I write this not to evoke pity for me, I am fine, but to try to remember and understand the world that changed with AIDS. With the benefit of hindsight, I ask myself: If I was that filled with fatalism as a young girl, what was it like to be a gay man who lost not just a few friends to a mysterious illnesses, but tens or hundreds?
My point in reflecting on AIDS and this moment of early understanding is similar to performing Kramer’s play at this moment. We are asked to look back and see what we did or failed to do. We are also asked to look at ourselves in the present moment and examine whether or not we are still failing.
Kramer’s language in both the play and the essays and articles he wrote throughout the early years of the AIDS epidemic are polemical.
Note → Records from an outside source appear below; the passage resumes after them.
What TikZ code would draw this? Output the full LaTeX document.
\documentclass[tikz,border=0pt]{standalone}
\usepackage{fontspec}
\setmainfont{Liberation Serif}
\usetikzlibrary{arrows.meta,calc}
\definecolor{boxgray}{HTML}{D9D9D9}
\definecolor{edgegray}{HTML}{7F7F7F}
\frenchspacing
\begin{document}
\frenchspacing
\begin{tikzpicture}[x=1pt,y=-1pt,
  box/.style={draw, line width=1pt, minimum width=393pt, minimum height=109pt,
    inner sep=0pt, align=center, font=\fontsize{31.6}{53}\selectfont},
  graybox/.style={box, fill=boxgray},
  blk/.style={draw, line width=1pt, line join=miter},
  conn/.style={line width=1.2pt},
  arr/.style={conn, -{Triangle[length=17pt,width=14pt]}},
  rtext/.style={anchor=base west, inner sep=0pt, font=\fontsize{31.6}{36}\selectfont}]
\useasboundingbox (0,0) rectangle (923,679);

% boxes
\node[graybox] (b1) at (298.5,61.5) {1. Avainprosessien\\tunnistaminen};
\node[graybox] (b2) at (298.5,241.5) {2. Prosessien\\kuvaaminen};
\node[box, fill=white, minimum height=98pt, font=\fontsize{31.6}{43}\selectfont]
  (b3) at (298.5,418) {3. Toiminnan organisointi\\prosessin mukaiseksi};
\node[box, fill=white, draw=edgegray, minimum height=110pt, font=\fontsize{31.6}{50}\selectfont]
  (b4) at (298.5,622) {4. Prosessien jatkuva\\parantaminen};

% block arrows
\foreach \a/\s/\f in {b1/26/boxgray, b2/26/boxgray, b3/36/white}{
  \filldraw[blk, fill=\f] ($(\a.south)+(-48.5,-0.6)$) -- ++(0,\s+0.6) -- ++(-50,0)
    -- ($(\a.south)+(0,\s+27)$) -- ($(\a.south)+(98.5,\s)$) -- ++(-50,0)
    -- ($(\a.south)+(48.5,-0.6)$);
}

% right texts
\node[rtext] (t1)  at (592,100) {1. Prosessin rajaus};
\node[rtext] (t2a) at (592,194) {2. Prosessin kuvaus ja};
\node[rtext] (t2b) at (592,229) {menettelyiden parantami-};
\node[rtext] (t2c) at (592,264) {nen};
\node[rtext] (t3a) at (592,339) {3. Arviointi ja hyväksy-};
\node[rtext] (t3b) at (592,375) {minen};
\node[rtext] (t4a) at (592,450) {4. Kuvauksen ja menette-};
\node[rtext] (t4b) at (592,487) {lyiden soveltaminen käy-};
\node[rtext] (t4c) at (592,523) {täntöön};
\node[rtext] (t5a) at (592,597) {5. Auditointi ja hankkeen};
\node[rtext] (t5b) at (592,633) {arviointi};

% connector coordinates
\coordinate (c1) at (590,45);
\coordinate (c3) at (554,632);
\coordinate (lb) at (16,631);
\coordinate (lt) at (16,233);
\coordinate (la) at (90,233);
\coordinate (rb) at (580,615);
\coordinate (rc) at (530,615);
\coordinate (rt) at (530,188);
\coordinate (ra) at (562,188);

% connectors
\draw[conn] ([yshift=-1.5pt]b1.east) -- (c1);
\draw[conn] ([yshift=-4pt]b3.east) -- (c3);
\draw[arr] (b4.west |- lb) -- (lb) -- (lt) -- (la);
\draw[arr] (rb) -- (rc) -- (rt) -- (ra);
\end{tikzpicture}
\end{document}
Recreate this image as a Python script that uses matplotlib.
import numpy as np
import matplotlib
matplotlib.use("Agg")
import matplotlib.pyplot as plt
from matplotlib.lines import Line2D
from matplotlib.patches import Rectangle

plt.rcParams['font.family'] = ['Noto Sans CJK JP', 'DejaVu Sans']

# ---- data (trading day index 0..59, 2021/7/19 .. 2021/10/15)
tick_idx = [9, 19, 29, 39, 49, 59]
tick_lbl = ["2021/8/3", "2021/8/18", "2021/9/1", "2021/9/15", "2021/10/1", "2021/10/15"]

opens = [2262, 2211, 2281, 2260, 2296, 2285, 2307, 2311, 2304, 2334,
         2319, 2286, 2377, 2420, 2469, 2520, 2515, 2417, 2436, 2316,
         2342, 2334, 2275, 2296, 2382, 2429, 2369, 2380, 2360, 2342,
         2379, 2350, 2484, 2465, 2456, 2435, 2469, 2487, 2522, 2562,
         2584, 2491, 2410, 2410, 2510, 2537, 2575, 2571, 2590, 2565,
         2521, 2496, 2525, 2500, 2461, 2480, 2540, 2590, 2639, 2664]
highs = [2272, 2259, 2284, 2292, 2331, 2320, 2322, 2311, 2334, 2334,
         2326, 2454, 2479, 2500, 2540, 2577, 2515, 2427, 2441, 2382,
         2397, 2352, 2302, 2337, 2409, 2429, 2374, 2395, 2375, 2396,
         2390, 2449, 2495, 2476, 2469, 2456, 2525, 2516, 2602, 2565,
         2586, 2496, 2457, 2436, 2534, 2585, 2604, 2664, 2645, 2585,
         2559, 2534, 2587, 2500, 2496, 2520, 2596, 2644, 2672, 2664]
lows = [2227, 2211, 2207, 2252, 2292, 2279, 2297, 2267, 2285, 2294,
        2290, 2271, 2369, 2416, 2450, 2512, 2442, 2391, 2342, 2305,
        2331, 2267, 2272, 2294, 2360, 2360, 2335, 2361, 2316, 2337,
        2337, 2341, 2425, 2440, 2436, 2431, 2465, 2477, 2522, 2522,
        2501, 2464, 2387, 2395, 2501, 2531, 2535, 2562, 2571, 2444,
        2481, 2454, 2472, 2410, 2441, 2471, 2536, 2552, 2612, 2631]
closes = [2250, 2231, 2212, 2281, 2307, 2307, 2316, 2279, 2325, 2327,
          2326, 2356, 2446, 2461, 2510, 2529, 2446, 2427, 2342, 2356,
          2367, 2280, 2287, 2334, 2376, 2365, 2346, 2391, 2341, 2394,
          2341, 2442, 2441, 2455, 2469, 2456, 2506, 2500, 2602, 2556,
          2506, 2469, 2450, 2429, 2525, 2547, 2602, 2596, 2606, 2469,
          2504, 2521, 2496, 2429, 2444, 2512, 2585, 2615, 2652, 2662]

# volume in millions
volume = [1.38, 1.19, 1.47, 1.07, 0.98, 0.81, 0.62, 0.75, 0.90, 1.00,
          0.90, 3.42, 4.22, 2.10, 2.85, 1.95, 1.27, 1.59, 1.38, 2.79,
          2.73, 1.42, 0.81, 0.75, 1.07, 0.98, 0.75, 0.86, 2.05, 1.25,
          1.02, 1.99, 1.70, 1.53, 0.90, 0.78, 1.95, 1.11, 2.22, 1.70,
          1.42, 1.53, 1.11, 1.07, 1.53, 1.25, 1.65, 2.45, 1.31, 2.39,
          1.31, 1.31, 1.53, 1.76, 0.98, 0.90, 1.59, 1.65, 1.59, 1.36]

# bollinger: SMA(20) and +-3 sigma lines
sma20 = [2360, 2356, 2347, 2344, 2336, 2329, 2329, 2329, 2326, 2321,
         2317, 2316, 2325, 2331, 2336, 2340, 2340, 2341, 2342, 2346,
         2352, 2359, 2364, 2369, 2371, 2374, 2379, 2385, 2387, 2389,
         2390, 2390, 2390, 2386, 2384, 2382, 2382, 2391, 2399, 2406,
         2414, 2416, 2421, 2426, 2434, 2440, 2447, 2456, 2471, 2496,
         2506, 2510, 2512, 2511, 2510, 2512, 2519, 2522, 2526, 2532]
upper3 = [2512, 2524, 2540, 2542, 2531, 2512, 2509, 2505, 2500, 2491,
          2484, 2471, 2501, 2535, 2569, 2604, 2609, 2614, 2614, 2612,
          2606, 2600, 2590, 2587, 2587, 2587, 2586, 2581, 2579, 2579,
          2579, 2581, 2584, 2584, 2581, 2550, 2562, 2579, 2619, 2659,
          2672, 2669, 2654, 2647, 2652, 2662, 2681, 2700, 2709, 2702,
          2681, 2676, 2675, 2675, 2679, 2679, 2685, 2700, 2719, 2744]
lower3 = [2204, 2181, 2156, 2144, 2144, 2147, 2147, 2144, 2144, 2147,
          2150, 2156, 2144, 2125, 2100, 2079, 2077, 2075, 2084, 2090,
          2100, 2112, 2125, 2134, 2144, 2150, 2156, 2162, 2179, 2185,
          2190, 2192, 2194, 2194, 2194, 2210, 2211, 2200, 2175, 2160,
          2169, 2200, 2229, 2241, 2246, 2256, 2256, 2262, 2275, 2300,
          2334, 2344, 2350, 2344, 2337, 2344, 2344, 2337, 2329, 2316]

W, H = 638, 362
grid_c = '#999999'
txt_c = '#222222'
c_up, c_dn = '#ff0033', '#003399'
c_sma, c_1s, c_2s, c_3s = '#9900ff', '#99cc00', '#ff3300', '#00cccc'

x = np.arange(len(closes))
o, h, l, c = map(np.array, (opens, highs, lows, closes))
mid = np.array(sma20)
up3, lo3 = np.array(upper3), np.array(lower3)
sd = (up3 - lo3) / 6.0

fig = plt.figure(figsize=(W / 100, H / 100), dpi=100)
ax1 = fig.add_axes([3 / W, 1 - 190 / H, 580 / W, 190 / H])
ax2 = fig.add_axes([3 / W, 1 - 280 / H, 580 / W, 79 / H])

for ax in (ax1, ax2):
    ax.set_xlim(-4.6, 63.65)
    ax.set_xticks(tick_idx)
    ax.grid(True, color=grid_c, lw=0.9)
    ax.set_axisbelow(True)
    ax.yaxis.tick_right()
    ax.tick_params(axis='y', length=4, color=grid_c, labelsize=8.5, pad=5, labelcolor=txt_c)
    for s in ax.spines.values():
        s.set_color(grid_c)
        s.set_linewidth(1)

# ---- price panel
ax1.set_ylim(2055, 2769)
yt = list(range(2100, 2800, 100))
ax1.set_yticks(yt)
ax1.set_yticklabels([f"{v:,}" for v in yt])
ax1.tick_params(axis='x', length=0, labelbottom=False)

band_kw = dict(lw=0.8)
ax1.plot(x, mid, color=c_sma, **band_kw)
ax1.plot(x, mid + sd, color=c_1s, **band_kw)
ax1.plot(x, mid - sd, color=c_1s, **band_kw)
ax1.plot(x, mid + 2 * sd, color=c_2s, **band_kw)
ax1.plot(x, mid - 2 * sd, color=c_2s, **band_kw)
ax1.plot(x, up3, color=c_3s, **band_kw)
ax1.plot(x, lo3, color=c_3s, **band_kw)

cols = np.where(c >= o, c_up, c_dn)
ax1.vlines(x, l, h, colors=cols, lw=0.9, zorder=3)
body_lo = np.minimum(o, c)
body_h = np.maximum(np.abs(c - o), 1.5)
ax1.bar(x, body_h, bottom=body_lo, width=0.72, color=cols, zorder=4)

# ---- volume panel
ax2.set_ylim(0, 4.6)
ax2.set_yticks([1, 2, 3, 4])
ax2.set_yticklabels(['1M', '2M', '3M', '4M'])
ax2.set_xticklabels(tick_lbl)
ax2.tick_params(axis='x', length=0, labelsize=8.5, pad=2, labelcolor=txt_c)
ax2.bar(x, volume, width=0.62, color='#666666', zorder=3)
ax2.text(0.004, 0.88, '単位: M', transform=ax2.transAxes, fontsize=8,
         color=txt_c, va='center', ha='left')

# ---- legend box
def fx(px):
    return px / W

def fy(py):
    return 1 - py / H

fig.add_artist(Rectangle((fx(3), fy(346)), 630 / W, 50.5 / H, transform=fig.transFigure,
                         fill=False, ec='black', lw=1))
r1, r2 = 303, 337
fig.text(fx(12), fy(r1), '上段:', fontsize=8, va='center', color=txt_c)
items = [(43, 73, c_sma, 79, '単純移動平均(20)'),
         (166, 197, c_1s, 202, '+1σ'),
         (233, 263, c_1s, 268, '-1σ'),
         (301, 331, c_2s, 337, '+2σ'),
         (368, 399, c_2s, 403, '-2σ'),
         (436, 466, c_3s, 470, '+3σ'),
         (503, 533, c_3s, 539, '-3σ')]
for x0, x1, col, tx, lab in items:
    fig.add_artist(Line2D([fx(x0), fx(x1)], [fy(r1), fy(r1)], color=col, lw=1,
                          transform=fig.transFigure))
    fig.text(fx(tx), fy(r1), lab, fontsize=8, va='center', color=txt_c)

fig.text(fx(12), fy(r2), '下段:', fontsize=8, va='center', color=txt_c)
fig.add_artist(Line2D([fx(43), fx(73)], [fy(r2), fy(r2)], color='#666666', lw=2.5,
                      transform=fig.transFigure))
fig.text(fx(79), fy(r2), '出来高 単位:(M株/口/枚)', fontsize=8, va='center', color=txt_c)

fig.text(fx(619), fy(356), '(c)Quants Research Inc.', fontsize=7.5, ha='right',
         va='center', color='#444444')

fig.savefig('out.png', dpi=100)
He is hard on the mostly straight and straight-laced people who ignored or feared the first deaths in New York and San Francisco. However, he is equally hard on the gay community, and ultimately, on himself. His language is that of a Biblical prophet crying out in the desert because someone had to raise an outcry.
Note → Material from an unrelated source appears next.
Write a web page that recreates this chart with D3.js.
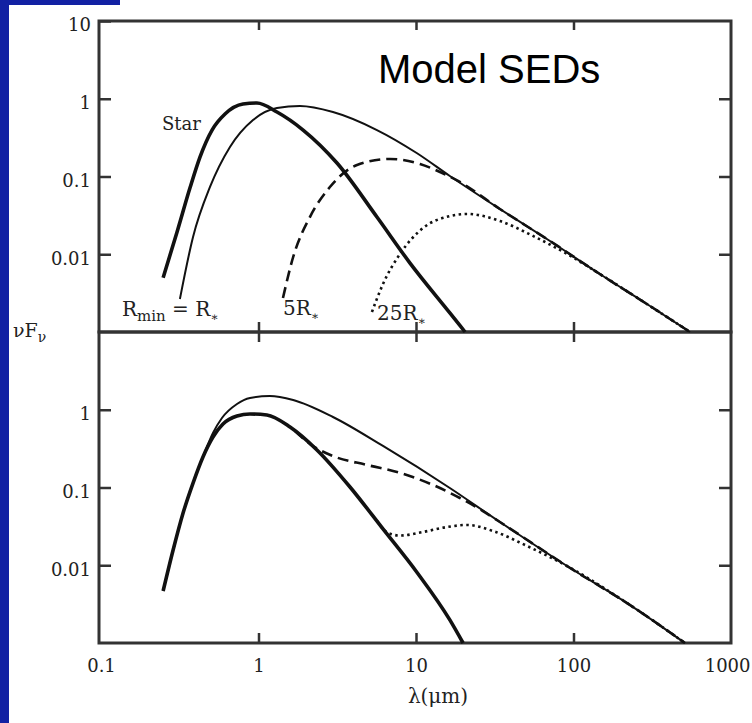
<!DOCTYPE html>
<html>
<head>
<meta charset="utf-8">
<script src="https://d3js.org/d3.v7.min.js"></script>
<title>Model SEDs</title>
<style>
  body { margin: 0; background: #fff; }
  .tick text { font-family: "DejaVu Serif", serif; font-size: 18px; fill: #222; }
  .tick line { stroke: #333; stroke-width: 2.5px; }
  .frame { fill: none; stroke: #333; stroke-width: 3px; }
  .sed { fill: none; stroke: #111; stroke-linejoin: round; }
  .serif { font-family: "DejaVu Serif", serif; fill: #222; }
</style>
</head>
<body>
<svg id="chart" width="752" height="723"></svg>
<script>
// tick values
var wavelengthTicks = [0.1, 1, 10, 100, 1000];
var fluxTicksTop = [10, 1, 0.1, 0.01];
var fluxTicksBottom = [1, 0.1, 0.01];

// [lambda (um), nuF_nu] -- top panel
var topStar = [[0.248,0.0050],[0.304,0.0193],[0.367,0.071],[0.425,0.178],[0.507,0.396],[0.613,0.637],[0.797,0.856],[0.978,0.882],[1.31,0.675],[1.92,0.396],[3.15,0.149],[5.65,0.0301],[9.16,0.0077],[16.4,0.00176],[20.5,0.001]];
var topRmin1 = [[0.317,0.00266],[0.384,0.0167],[0.492,0.0733],[0.659,0.240],[0.923,0.533],[1.31,0.760],[1.83,0.807],[2.97,0.675],[5.65,0.396],[10.1,0.2006],[16.4,0.1015],[34.1,0.0382],[70.9,0.0148],[147,0.00557],[306,0.00216],[549,0.001]];
var topRmin5 = [[1.43,0.00274],[1.66,0.00922],[2.12,0.0301],[2.84,0.0733],[4.22,0.1406],[6.84,0.168],[10.6,0.1448],[14.2,0.1143],[19.0,0.085],[34.1,0.0382],[70.9,0.0148],[147,0.00557],[306,0.00216],[549,0.001]];
var topRmin25 = [[5.25,0.00181],[6.17,0.00414],[7.91,0.0101],[11.1,0.0218],[16.4,0.031],[21.1,0.033],[34.1,0.0268],[55.3,0.0172],[90.9,0.0101],[147,0.00557],[306,0.00216],[549,0.001]];

// bottom panel
var botStar = [[0.248,0.00466],[0.287,0.0157],[0.332,0.047],[0.384,0.114],[0.444,0.247],[0.514,0.446],[0.595,0.656],[0.730,0.831],[0.883,0.882],[1.13,0.856],[1.585,0.60],[2.35,0.304],[3.81,0.1015],[6.17,0.0293],[10.1,0.00819],[16.4,0.00198],[19.9,0.001]];
var botRmin1 = [[0.248,0.00466],[0.287,0.0157],[0.332,0.047],[0.384,0.114],[0.444,0.247],[0.514,0.502],[0.586,0.783],[0.730,1.186],[0.883,1.416],[1.18,1.502],[1.66,1.335],[2.97,0.807],[6.17,0.342],[16.4,0.0986],[34.1,0.036],[90.9,0.00978],[239,0.0029],[510,0.001]];
var botRmin5 = [[1.705,0.533],[2.12,0.363],[2.97,0.254],[4.89,0.195],[7.91,0.154],[12.8,0.108],[19.0,0.0733],[26.6,0.0498],[34.1,0.036],[90.9,0.00978],[239,0.0029],[510,0.001]];
var botRmin25 = [[5.65,0.0371],[6.64,0.026],[7.91,0.0241],[11.1,0.0268],[15.7,0.031],[21.1,0.033],[30.8,0.0276],[50.7,0.0177],[90.9,0.00978],[239,0.0029],[510,0.001]];

var svg = d3.select("#chart");

// blue slide decoration
svg.append("rect").attr("x", 0).attr("y", 0).attr("width", 9).attr("height", 723).attr("fill", "#1221a3");
svg.append("rect").attr("x", 0).attr("y", 0).attr("width", 120).attr("height", 5).attr("fill", "#1221a3");

var left = 99, right = 731, top1 = 21, mid = 332, bottom = 643;

var x = d3.scaleLog().domain([0.1, 1000]).range([101, right]);
var yTop = d3.scaleLog().domain([0.001, 10]).range([mid, top1]);
var yBot = d3.scaleLog().domain([0.001, 10]).range([bottom, mid]);

function fmt(d) { return String(d); }

function styleAxis(g) {
  g.select(".domain").remove();
}

// top panel axes
svg.append("g").attr("transform", "translate(" + left + ",0)")
  .call(d3.axisLeft(yTop).tickValues(fluxTicksTop).tickFormat(fmt).tickSize(-12).tickPadding(8))
  .call(styleAxis)
  .selectAll("text").attr("dy", "0.55em");
svg.append("g").attr("transform", "translate(" + right + ",0)")
  .call(d3.axisRight(yTop).tickValues([1, 0.1, 0.01]).tickFormat("").tickSize(-12))
  .call(styleAxis);
svg.append("g").attr("transform", "translate(0," + top1 + ")")
  .call(d3.axisTop(x).tickValues([1, 10, 100]).tickFormat("").tickSize(-9))
  .call(styleAxis);
svg.append("g").attr("transform", "translate(0," + mid + ")")
  .call(d3.axisBottom(x).tickValues([1, 10, 100]).tickFormat("").tickSize(-10))
  .call(styleAxis);

// bottom panel axes
svg.append("g").attr("transform", "translate(" + left + ",0)")
  .call(d3.axisLeft(yBot).tickValues(fluxTicksBottom).tickFormat(fmt).tickSize(-12).tickPadding(8))
  .call(styleAxis)
  .selectAll("text").attr("dy", "0.55em");
svg.append("g").attr("transform", "translate(" + right + ",0)")
  .call(d3.axisRight(yBot).tickValues(fluxTicksBottom).tickFormat("").tickSize(-12))
  .call(styleAxis);
svg.append("g").attr("transform", "translate(0," + mid + ")")
  .call(d3.axisTop(x).tickValues([1, 10, 100]).tickFormat("").tickSize(-10))
  .call(styleAxis);
var xAxis = svg.append("g").attr("transform", "translate(0," + bottom + ")")
  .call(d3.axisBottom(x).tickValues(wavelengthTicks).tickFormat(fmt).tickSize(-10).tickPadding(16))
  .call(styleAxis);
xAxis.selectAll(".tick line").filter(function(d) { return d === 0.1 || d === 1000; }).remove();
// last label sits against the window edge, so pull it in
xAxis.selectAll(".tick text").filter(function(d) { return d === 1000; })
  .attr("text-anchor", "end").attr("x", 19);

// frames
svg.append("rect").attr("class", "frame").attr("x", left).attr("y", top1).attr("width", right - left).attr("height", mid - top1);
svg.append("rect").attr("class", "frame").attr("x", left).attr("y", mid).attr("width", right - left).attr("height", bottom - mid);

function drawCurve(data, y, width, dash) {
  var line = d3.line()
    .x(function(d) { return x(d[0]); })
    .y(function(d) { return y(d[1]); })
    .curve(d3.curveMonotoneX);
  svg.append("path")
    .datum(data)
    .attr("class", "sed")
    .attr("d", line)
    .attr("stroke-width", width)
    .attr("stroke-dasharray", dash || null);
}

drawCurve(topRmin25, yTop, 2.6, "2.5,3.5");
drawCurve(topRmin5, yTop, 2.6, "11,6");
drawCurve(topRmin1, yTop, 2);
drawCurve(topStar, yTop, 3.6);

drawCurve(botRmin25, yBot, 2.6, "2.5,3.5");
drawCurve(botRmin5, yBot, 2.6, "11,6");
drawCurve(botRmin1, yBot, 2);
drawCurve(botStar, yBot, 3.6);

// labels
svg.append("text").attr("x", 378).attr("y", 83)
  .attr("font-family", "'Liberation Sans', Arial, sans-serif").attr("font-size", 40).attr("fill", "#000")
  .text("Model SEDs");

svg.append("text").attr("class", "serif").attr("x", 162).attr("y", 130).attr("font-size", 18).text("Star");

var rmin = svg.append("text").attr("class", "serif").attr("x", 122).attr("y", 316).attr("font-size", 20);
rmin.append("tspan").text("R");
rmin.append("tspan").attr("font-size", 15).attr("dy", 5).text("min");
rmin.append("tspan").attr("dy", -5).text(" = R");
rmin.append("tspan").attr("font-size", 12).attr("dy", 5).text("∗");

var r5 = svg.append("text").attr("class", "serif").attr("x", 283).attr("y", 315).attr("font-size", 20);
r5.append("tspan").text("5R");
r5.append("tspan").attr("font-size", 12).attr("dy", 5).text("∗");

var r25 = svg.append("text").attr("class", "serif").attr("x", 377).attr("y", 320).attr("font-size", 20);
r25.append("tspan").text("25R");
r25.append("tspan").attr("font-size", 12).attr("dy", 5).text("∗");

var ylab = svg.append("text").attr("class", "serif").attr("x", 13).attr("y", 337).attr("font-size", 19);
ylab.append("tspan").text("νF");
ylab.append("tspan").attr("font-size", 14).attr("dy", 5).text("ν");

svg.append("text").attr("class", "serif").attr("x", 438).attr("y", 703).attr("font-size", 20)
  .attr("text-anchor", "middle").text("λ(μm)");
</script>
</body>
</html>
I thought, what a perfect symbol; what a warm, comforting, middle-class, middle-American, traditional-family-values symbol to attach to this disease that’s killing homosexuals and IV drug users and Haitian immigrants, and maybe, just maybe, we could apply those traditional family values to my family. — Cleve Jones, Founder of The Names Project: AIDS Memorial Quilt, interviewed on “Frontline”
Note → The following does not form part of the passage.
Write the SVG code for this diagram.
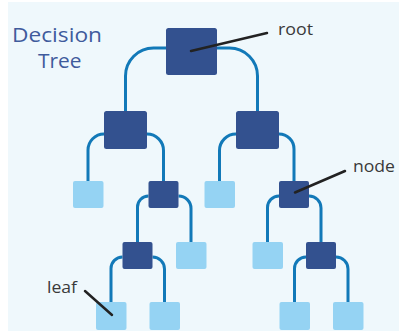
<svg xmlns="http://www.w3.org/2000/svg" width="399" height="331" viewBox="0 0 399 331">
<style>
.dark{fill:#33518f}
.leaf{fill:#95d3f3}
.conn{fill:none;stroke:#1279b8;stroke-width:3}
.ptr{stroke:#222;stroke-width:2.5;stroke-linecap:round}
.lbl{font-family:"Open Sans","Liberation Sans",sans-serif;font-size:17px;fill:#3a3a3a}
.title{font-family:"Open Sans","Liberation Sans",sans-serif;font-size:20.5px;fill:#3f5b9c}
</style>
<rect x="0" y="0" width="399" height="331" fill="#ffffff"/>
<rect x="8" y="2" width="391" height="329" fill="#eff8fc"/>
<text class="title" x="12" y="42" textLength="90" lengthAdjust="spacingAndGlyphs">Decision</text>
<text class="title" x="38" y="67.5" textLength="43.5" lengthAdjust="spacingAndGlyphs">Tree</text>
<g id="connectors">
<path class="conn" d="M166,48 H153.5 A28,28 0 0 0 125.5,76 V111"/>
<path class="conn" d="M217,48 H229.5 A28,28 0 0 1 257.5,76 V111"/>
<path class="conn" d="M104,134 A16,16 0 0 0 88,150 V181"/>
<path class="conn" d="M147,134 A16.5,16.5 0 0 1 163.5,150.5 V181"/>
<path class="conn" d="M236,134 A16.5,16.5 0 0 0 219.5,150.5 V181"/>
<path class="conn" d="M279,134 A15,15 0 0 1 294,149 V181"/>
<path class="conn" d="M148.5,196 A11,11 0 0 0 137.5,207 V242"/>
<path class="conn" d="M178.5,196 A12.5,12.5 0 0 1 191,208.5 V242"/>
<path class="conn" d="M122.5,257 A11.5,11.5 0 0 0 111,268.5 V302"/>
<path class="conn" d="M152.5,257 A12,12 0 0 1 164.5,269 V302"/>
<path class="conn" d="M279,196 A11.5,11.5 0 0 0 267.5,207.5 V242"/>
<path class="conn" d="M309,196 A12,12 0 0 1 321,208 V242"/>
<path class="conn" d="M306,257 A11.5,11.5 0 0 0 294.5,268.5 V302"/>
<path class="conn" d="M336,257 A12,12 0 0 1 348,269 V302"/>
</g>
<g id="root"><rect class="dark" x="166" y="28" width="51" height="47" rx="2.5"/></g>
<g id="node-l1"><rect class="dark" x="104" y="111" width="43" height="38" rx="2.5"/></g>
<g id="node-r1"><rect class="dark" x="236" y="111" width="43" height="38" rx="2.5"/></g>
<g id="node-n1"><rect class="dark" x="148.5" y="181" width="30" height="27" rx="2"/></g>
<g id="node-n2"><rect class="dark" x="122.5" y="242" width="30" height="27" rx="2"/></g>
<g id="node-n3"><rect class="dark" x="279" y="181" width="30" height="27" rx="2"/></g>
<g id="node-n4"><rect class="dark" x="306" y="242" width="30" height="27" rx="2"/></g>
<g id="leaf-a"><rect class="leaf" x="73" y="181" width="30.5" height="27" rx="2"/></g>
<g id="leaf-b"><rect class="leaf" x="176" y="242" width="30.5" height="27" rx="2"/></g>
<g id="leaf-c"><rect class="leaf" x="96" y="302" width="30.5" height="28" rx="2"/></g>
<g id="leaf-d"><rect class="leaf" x="149.5" y="302" width="30.5" height="28" rx="2"/></g>
<g id="leaf-e"><rect class="leaf" x="204.5" y="181" width="30.5" height="27" rx="2"/></g>
<g id="leaf-f"><rect class="leaf" x="252.5" y="242" width="30.5" height="27" rx="2"/></g>
<g id="leaf-g"><rect class="leaf" x="279.5" y="302" width="30.5" height="28" rx="2"/></g>
<g id="leaf-h"><rect class="leaf" x="333" y="302" width="30.5" height="28" rx="2"/></g>
<g id="labels">
<line class="ptr" x1="191" y1="51" x2="267" y2="33"/>
<line class="ptr" x1="295" y1="192.5" x2="345" y2="171"/>
<line class="ptr" x1="85" y1="291" x2="112" y2="315"/>
<text class="lbl" x="278" y="35" textLength="35" lengthAdjust="spacingAndGlyphs">root</text>
<text class="lbl" x="353" y="172" textLength="42" lengthAdjust="spacingAndGlyphs">node</text>
<text class="lbl" x="47" y="293" textLength="30" lengthAdjust="spacingAndGlyphs">leaf</text>
</g>
</svg>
At the same time Kramer also presents us with a beautiful, tragic love story. He asks us to reach out sympathetically and identify with these men. Like Cleve Jones, a San Francisco gay activist and part of the group who created the AIDS Memorial Quilt, he asks us to make room in our family values to be more inclusive, more compassionate. Much like A Raisin in the Sun put us in the middle of the Younger family and asked us to make their troubles our own, we are asked to grieve with Ned, Emma and Ben for the loss of the Felix in their family. We are asked to redefine family.
When I see the play now, I wish the young me had brought the article to class, or stopped someone on the playground from using a slur. But I also have to ask myself: What have I done for my friends who managed to grow up in Idaho and come out of the closet? What am I doing to ensure that they are being treated as my healthy equals, as Ned Weeks asks his brother to do in the play? What about those who are HIV positive or will be HIV positive, those who can’t afford the cost of medicine, those who live in countries without access to the medicines that are not a cure but a way of slowing the virus down. A friend wrote me a note when much of The Normal Heart cast and crew participated in the AIDS Run & Walk Chicago and thanked me fore walking. I wrote back that you don’t get to work on Larry Kramer’s play and not do something. In truth, it doesn’t seem like enough.
At TimeLine, we regularly ask these questions of ourselves: “What is the relevance of this play at this time? What is the power of art to promote social change?” Larry Kramer asks us not just to be moved by the sight of these men in love and their tragedy, but also to get up off our asses and do something. I have some catching up to do. We hope audiences will be inspired to do something, too.